***** Data provided *****

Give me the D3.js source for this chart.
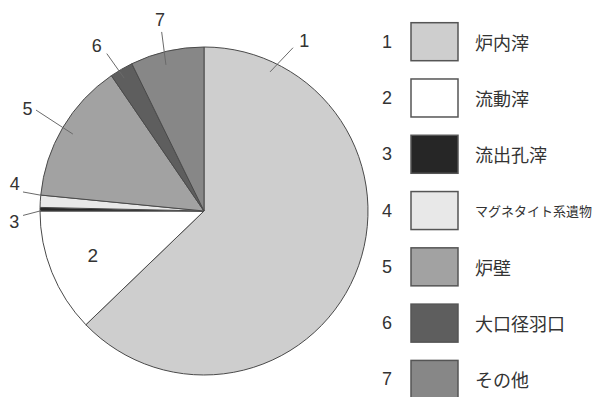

*****
***** Data provided *****

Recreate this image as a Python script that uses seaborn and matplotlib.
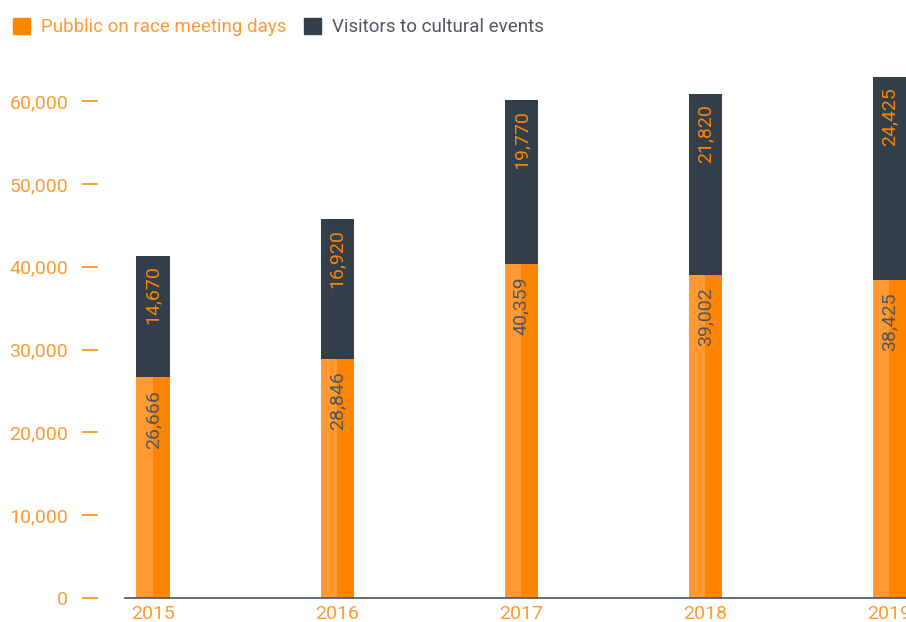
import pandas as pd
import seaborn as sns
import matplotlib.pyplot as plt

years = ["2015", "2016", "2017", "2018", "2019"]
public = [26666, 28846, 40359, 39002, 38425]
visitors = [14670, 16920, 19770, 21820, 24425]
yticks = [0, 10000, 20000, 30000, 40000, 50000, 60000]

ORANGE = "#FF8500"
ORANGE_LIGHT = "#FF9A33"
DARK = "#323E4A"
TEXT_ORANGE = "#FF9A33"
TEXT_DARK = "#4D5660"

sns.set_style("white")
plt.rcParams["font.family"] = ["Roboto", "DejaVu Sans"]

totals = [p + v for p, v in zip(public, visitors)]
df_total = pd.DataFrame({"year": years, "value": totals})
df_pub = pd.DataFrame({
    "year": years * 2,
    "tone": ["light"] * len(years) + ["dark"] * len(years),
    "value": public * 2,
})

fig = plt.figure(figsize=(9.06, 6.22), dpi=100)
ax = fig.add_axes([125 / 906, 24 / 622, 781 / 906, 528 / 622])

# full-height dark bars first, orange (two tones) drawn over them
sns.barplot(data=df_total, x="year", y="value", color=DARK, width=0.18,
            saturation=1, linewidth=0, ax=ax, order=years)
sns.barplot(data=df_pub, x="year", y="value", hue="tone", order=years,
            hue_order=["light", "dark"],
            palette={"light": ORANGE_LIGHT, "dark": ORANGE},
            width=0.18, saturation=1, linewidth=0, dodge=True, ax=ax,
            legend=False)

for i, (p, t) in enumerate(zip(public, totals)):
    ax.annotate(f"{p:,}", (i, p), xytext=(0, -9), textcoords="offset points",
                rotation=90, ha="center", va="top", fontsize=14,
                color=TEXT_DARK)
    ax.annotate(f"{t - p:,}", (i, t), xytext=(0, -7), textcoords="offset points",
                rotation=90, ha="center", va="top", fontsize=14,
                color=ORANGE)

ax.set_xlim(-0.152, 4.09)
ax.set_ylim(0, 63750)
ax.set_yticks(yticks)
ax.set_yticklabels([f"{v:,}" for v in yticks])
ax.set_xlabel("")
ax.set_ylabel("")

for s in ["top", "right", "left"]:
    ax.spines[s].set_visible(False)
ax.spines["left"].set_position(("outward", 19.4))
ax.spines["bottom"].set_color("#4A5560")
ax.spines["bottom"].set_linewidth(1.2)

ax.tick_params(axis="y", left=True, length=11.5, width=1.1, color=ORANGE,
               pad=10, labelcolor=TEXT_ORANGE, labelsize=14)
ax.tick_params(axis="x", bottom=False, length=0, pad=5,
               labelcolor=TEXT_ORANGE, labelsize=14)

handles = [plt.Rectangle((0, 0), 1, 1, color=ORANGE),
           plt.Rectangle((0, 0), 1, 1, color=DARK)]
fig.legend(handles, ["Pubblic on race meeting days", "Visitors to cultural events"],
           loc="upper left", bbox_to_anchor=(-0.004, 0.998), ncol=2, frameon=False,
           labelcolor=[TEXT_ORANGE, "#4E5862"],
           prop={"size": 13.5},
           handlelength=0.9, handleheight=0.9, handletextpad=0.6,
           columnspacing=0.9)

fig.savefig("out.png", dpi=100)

*****

## Instruction
Your task is to retype exactly the lines from the one containing "Recreate this image" through the one containing "yticks = [0, 10000, 20000, 30000, 40000, 50000, 60000]", leaving every picture out.

## Result of this task
Recreate this image as a Python script that uses seaborn and matplotlib.
import pandas as pd
import seaborn as sns
import matplotlib.pyplot as plt

years = ["2015", "2016", "2017", "2018", "2019"]
public = [26666, 28846, 40359, 39002, 38425]
visitors = [14670, 16920, 19770, 21820, 24425]
yticks = [0, 10000, 20000, 30000, 40000, 50000, 60000]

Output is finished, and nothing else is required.